Valor Econômico, n. 4960, 14/03/2020. Brasil, p. A2

Tamanho do bloqueio de despesas vai definir debate sobre mudança da meta

Fabio Graner


É o tamanho da necessidade de contingenciamento de despesas que será a variável decisiva para o governo mexer ou não na meta fiscal. O problema da frustração de receitas, no quadro atual das regras fiscais, reforça o cenário de bloqueio de gastos previstos para os ministérios. A dúvida é quanto. E, de acordo com uma fonte graduada, isso está perto de ficar claro se deve ser discutido na reunião da junta orçamentária, amanhã.

“Se a necessidade for de um corte relativamente pequeno, de R$ 10 bilhões a R$ 15 bilhões, não tem por que mudar a meta. Se os números apontarem para um corte acima de R$ 30 bilhões, aí é inviável e não tem como escapar”, disse uma fonte. Esse interlocutor disse acreditar que essa discussão tende a se intensificar mais para o relatório do segundo bimestre, a ser finalizado em maio, quando os impactos econômicos da atual crise ficarão mais claros e serão incorporados. Entre economistas privados, contudo, o debate já esquentou.

A possibilidade de se alterar a meta já está no radar da equipe econômica há vários dias por conta do problema de restrição de receitas, conforme mostrou o Valor na quarta-feira da semana passada. O movimento, contudo, ainda era visto como prematuro por algumas fontes, que mantêm essa visão. Mas não havia uma postura radicalmente contra a tese, diferentemente do que ocorre com a regra do teto de gastos.
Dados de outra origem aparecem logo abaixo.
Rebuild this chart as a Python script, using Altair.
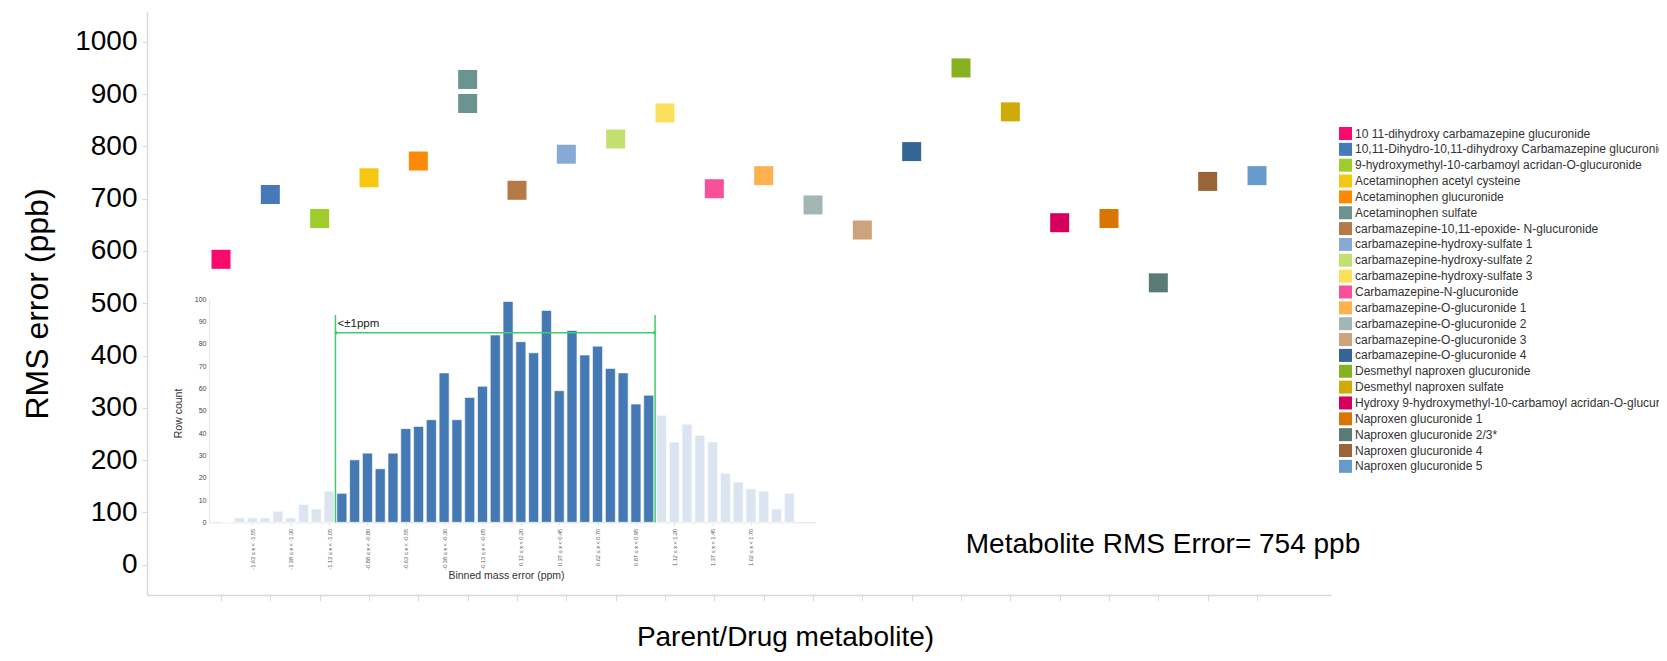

Um interlocutor aponta que seria tecnicamente inviável fazer isso para o próximo relatório, a ser divulgado na próxima sexta-feira (20). Isso porque todos os parâmetros econômicos já foram anunciados e estão sendo considerados para a projeção de receitas. E seria necessário enviar projeto de lei ao Congresso alterando a meta. Como o Parlamento não costuma criar caso para gastar e tem cobrado ações contra a crise, isso dificilmente seria problema.

Há, porém, no governo quem considere tranquilo fazer essa mudança logo nesta semana. De acordo com uma fonte, os impactos econômicos do coronavírus justificariam eventual revisão da meta, que daria mais flexibilidade para o governo atuar, em um quadro de PIB mais baixo e com redução de receitas. No Congresso, o presidente da Câmara, Rodrigo Maia (DEM-RJ), já enviou sinais favoráveis a uma proposta de mudança.

Em tese, esse primeiro relatório bimestral, que sinaliza o que se deve fazer na gestão fiscal, conta com parâmetros macroeconômicos que não implicam um cenário tão dramática de perda de receitas. Ele foi feito, porém, antes da semana cataclísmica no mercado, o que reforç de baixa nas estimativas de crescimento econômico.

Nesse sentido, uma fonte lembra que uma coisa é reduzir a estimativa de PIB para de 2,4% para 2,1% (que é que vale neste momento) e outra, com impactos bem mais intensos, é baixar para 1,4%, como algumas casas no mercado já estão fazendo. “Nesse caso, a perda de receita serian muito grande”, explica a fonte.

Outro graduado interlocutor demonstra considerar precipitada a discussão, dizendo que todo começo do ano tem contingenciamento, mas tem sempre muito espaço para reverter isso posteriormente. “A gente não faz ideia do que vai ser o ano ainda. Não tem sentido pensar nisso agora [mudança da meta]”, afirmou a fonte.